- **Given request**:
Print, word for word, every line from the beginning of the listing up to and including the line with "12.5, 10.9, 7.9, 5.8, 3.8]". Pictures are to be excluded.

- **Raw data**:
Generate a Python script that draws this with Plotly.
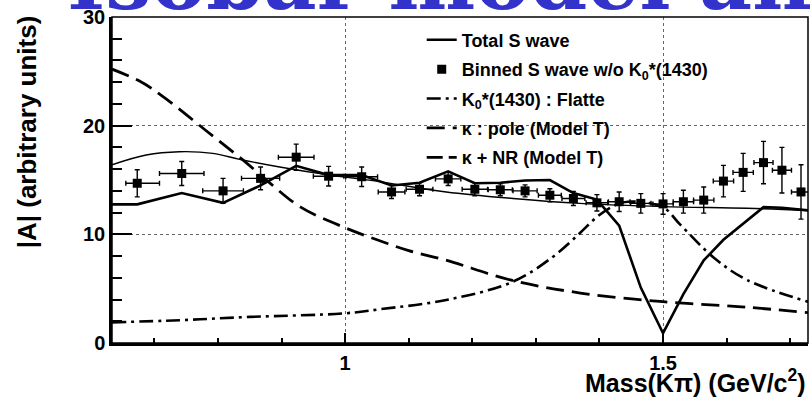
import plotly.graph_objects as go

# ---------------- data ----------------
# Binned S wave w/o K0*(1430)
bin_m = [0.673, 0.743, 0.808, 0.867, 0.923, 0.974, 1.026, 1.073, 1.117, 1.162, 1.204, 1.244, 1.283,
         1.322, 1.359, 1.396, 1.431, 1.465, 1.500, 1.532, 1.564, 1.595, 1.626, 1.658, 1.687, 1.717]
bin_A = [14.7, 15.6, 14.0, 15.15, 17.1, 15.35, 15.3, 13.9, 14.15, 15.1, 14.15, 14.1, 14.0,
         13.6, 13.3, 12.9, 13.0, 12.85, 12.8, 13.0, 13.15, 14.9, 15.7, 16.6, 15.9, 13.9]
bin_xerr_p = [0.035, 0.035, 0.032, 0.030, 0.028, 0.024, 0.025, 0.021, 0.021, 0.020, 0.020, 0.019, 0.019,
              0.018, 0.018, 0.017, 0.017, 0.016, 0.016, 0.016, 0.016, 0.016, 0.016, 0.015, 0.015, 0.015]
bin_xerr_m = [0.018, 0.035, 0.032, 0.030, 0.028, 0.024, 0.025, 0.021, 0.021, 0.020, 0.020, 0.019, 0.019,
              0.018, 0.018, 0.017, 0.017, 0.016, 0.016, 0.016, 0.016, 0.016, 0.016, 0.015, 0.015, 0.015]
bin_yerr = [1.25, 1.1, 1.15, 1.05, 1.2, 0.9, 0.9, 0.6, 0.6, 0.6, 0.6, 0.55, 0.55,
            0.6, 0.65, 0.75, 0.9, 0.9, 0.95, 1.05, 1.2, 1.45, 1.75, 1.95, 2.1, 2.5]

# Total S wave
tot_m = [0.6333, 0.673, 0.743, 0.808, 0.867, 0.923, 0.974, 1.026, 1.073, 1.117, 1.162, 1.204, 1.244,
         1.283, 1.322, 1.359, 1.396, 1.431, 1.465, 1.500, 1.532, 1.564, 1.595, 1.626, 1.658, 1.687,
         1.717, 1.728]
tot_A = [12.76, 12.76, 13.8, 12.9, 14.5, 16.3, 15.45, 15.45, 14.5, 14.75, 15.8, 14.7, 14.75,
         14.95, 15.0, 13.8, 13.2, 10.8, 5.1, 0.9, 4.5, 7.6, 9.5, 11.0, 12.5, 12.45,
         12.3, 12.2]

# K0*(1430) : Flatte
flat_m = [0.6333, 0.74, 0.85, 1.0, 1.054, 1.159, 1.264, 1.327, 1.369, 1.396, 1.422, 1.445,
          1.4995, 1.527, 1.579, 1.632, 1.728]
flat_A = [1.9, 2.1, 2.4, 2.73, 3.1, 3.96, 5.64, 7.94, 10.1, 11.6, 12.6, 13.0,
          12.5, 10.9, 7.9, 5.8, 3.8]

# kappa : pole (Model T)
pole_m = [0.6333, 0.68, 0.72, 0.78, 0.84, 0.88, 0.93, 1.0, 1.05, 1.1, 1.16, 1.26, 1.37, 1.5, 1.63, 1.728]
pole_A = [25.2, 24.0, 22.4, 19.6, 16.8, 14.8, 12.5, 10.6, 9.5, 8.5, 7.6, 5.8, 4.6, 3.8, 3.3, 2.8]

# kappa + NR (Model T)
knr_m = [0.6333, 0.687, 0.739, 0.792, 0.834, 0.897, 0.976, 1.054, 1.159, 1.264, 1.369, 1.5, 1.632, 1.728]
knr_A = [16.4, 17.3, 17.6, 17.45, 16.9, 16.2, 15.45, 14.85, 13.9, 13.3, 12.85, 12.55, 12.4, 12.2]

x_ticks = [1, 1.5]
x_ticktext = ["1", "1.5"]
y_ticks = [0, 10, 20, 30]

names = ["Total S wave",
         "Binned S wave w/o K<sub>0</sub>*(1430)",
         "K<sub>0</sub>*(1430) : Flatte",
         "\u03ba : pole (Model T)",
         "\u03ba + NR (Model T)"]

# ---------------- figure ----------------
FONT = "Liberation Sans"
fig = go.Figure()

fig.add_trace(go.Scatter(x=knr_m, y=knr_A, mode="lines", line=dict(color="black", width=1.4, shape="spline"),
                         showlegend=False))
fig.add_trace(go.Scatter(x=tot_m, y=tot_A, mode="lines", name=names[0], legendgroup="a",
                         line=dict(color="black", width=2.6)))
fig.add_trace(go.Scatter(x=bin_m, y=bin_A, mode="markers", name=names[1], legendgroup="b",
                         marker=dict(symbol="square", size=9, color="black"),
                         error_x=dict(type="data", array=bin_xerr_p, arrayminus=bin_xerr_m, symmetric=False,
                                      color="black", thickness=1.4, width=2.5),
                         error_y=dict(type="data", array=bin_yerr, color="black", thickness=1.4, width=2.5)))
fig.add_trace(go.Scatter(x=flat_m, y=flat_A, mode="lines", name=names[2], legendgroup="c",
                         line=dict(color="black", width=2.6, shape="spline", dash="14px,5px,3px,5px")))
fig.add_trace(go.Scatter(x=pole_m, y=pole_A, mode="lines", name=names[3], legendgroup="d",
                         line=dict(color="black", width=2.8, shape="spline", dash="18px,8px")))
fig.add_trace(go.Scatter(x=[None], y=[None], mode="lines", name=names[4], legendgroup="e",
                         line=dict(color="black", width=2.6, dash="16px,6px")))

fig.update_xaxes(range=[0.6333, 1.728], tickmode="array", tickvals=x_ticks, ticktext=x_ticktext,
                 ticks="inside", ticklen=10, tickwidth=1.5, tickcolor="black",
                 showline=True, linewidth=2.5, linecolor="black", zeroline=False,
                 showgrid=True, griddash="dot", gridcolor="#666", gridwidth=1,
                 minor=dict(tickmode="linear", tick0=0, dtick=0.1, ticks="inside", ticklen=5,
                            tickwidth=1.5, tickcolor="black", showgrid=False),
                 tickfont=dict(family=FONT, size=20, color="black", weight="bold"))
fig.update_yaxes(range=[0, 30], tickmode="array", tickvals=y_ticks,
                 ticks="inside", ticklen=20, tickwidth=1.5, tickcolor="black",
                 showline=True, linewidth=2.5, linecolor="black", zeroline=False,
                 showgrid=True, griddash="dot", gridcolor="#666", gridwidth=1,
                 minor=dict(tickmode="linear", tick0=0, dtick=2, ticks="inside", ticklen=10,
                            tickwidth=1.5, tickcolor="black", showgrid=False),
                 tickfont=dict(family=FONT, size=20, color="black", weight="bold"))

fig.update_layout(
    width=810, height=399,
    margin=dict(l=112, r=2, t=17, b=56),
    plot_bgcolor="white", paper_bgcolor="white",
    legend=dict(x=0.445, y=0.986, xanchor="left", yanchor="top", bgcolor="rgba(0,0,0,0)",
                font=dict(family=FONT, size=18, color="black", weight="bold"),
                tracegroupgap=3, traceorder="grouped"),
    shapes=[dict(type="rect", xref="paper", yref="paper", x0=0, x1=1, y0=0, y1=1,
                 line=dict(color="black", width=1.5), layer="above")],
    annotations=[
        dict(text="Mass(K\u03c0) (GeV/c<sup>2</sup>)", xref="paper", yref="paper", x=1.0, y=-0.172,
             xanchor="right", yanchor="bottom", showarrow=False,
             font=dict(family=FONT, size=25, color="black", weight="bold")),
        dict(text="|A| (arbitrary units)", xref="paper", yref="paper", x=-0.122, y=1.01,
             xanchor="center", yanchor="top", textangle=-90, showarrow=False,
             font=dict(family=FONT, size=26, color="black", weight="bold")),
        dict(text="Isobar model and", xref="paper", yref="paper", x=-0.068, y=0.959,
             xanchor="left", yanchor="bottom", showarrow=False,
             font=dict(family="DejaVu Serif", size=82, color="#3333cc", weight="bold")),
    ],
)

fig.write_html("out.html")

- **Written response**:
Generate a Python script that draws this with Plotly.
import plotly.graph_objects as go

# ---------------- data ----------------
# Binned S wave w/o K0*(1430)
bin_m = [0.673, 0.743, 0.808, 0.867, 0.923, 0.974, 1.026, 1.073, 1.117, 1.162, 1.204, 1.244, 1.283,
         1.322, 1.359, 1.396, 1.431, 1.465, 1.500, 1.532, 1.564, 1.595, 1.626, 1.658, 1.687, 1.717]
bin_A = [14.7, 15.6, 14.0, 15.15, 17.1, 15.35, 15.3, 13.9, 14.15, 15.1, 14.15, 14.1, 14.0,
         13.6, 13.3, 12.9, 13.0, 12.85, 12.8, 13.0, 13.15, 14.9, 15.7, 16.6, 15.9, 13.9]
bin_xerr_p = [0.035, 0.035, 0.032, 0.030, 0.028, 0.024, 0.025, 0.021, 0.021, 0.020, 0.020, 0.019, 0.019,
              0.018, 0.018, 0.017, 0.017, 0.016, 0.016, 0.016, 0.016, 0.016, 0.016, 0.015, 0.015, 0.015]
bin_xerr_m = [0.018, 0.035, 0.032, 0.030, 0.028, 0.024, 0.025, 0.021, 0.021, 0.020, 0.020, 0.019, 0.019,
              0.018, 0.018, 0.017, 0.017, 0.016, 0.016, 0.016, 0.016, 0.016, 0.016, 0.015, 0.015, 0.015]
bin_yerr = [1.25, 1.1, 1.15, 1.05, 1.2, 0.9, 0.9, 0.6, 0.6, 0.6, 0.6, 0.55, 0.55,
            0.6, 0.65, 0.75, 0.9, 0.9, 0.95, 1.05, 1.2, 1.45, 1.75, 1.95, 2.1, 2.5]

# Total S wave
tot_m = [0.6333, 0.673, 0.743, 0.808, 0.867, 0.923, 0.974, 1.026, 1.073, 1.117, 1.162, 1.204, 1.244,
         1.283, 1.322, 1.359, 1.396, 1.431, 1.465, 1.500, 1.532, 1.564, 1.595, 1.626, 1.658, 1.687,
         1.717, 1.728]
tot_A = [12.76, 12.76, 13.8, 12.9, 14.5, 16.3, 15.45, 15.45, 14.5, 14.75, 15.8, 14.7, 14.75,
         14.95, 15.0, 13.8, 13.2, 10.8, 5.1, 0.9, 4.5, 7.6, 9.5, 11.0, 12.5, 12.45,
         12.3, 12.2]

# K0*(1430) : Flatte
flat_m = [0.6333, 0.74, 0.85, 1.0, 1.054, 1.159, 1.264, 1.327, 1.369, 1.396, 1.422, 1.445,
          1.4995, 1.527, 1.579, 1.632, 1.728]
flat_A = [1.9, 2.1, 2.4, 2.73, 3.1, 3.96, 5.64, 7.94, 10.1, 11.6, 12.6, 13.0,
          12.5, 10.9, 7.9, 5.8, 3.8]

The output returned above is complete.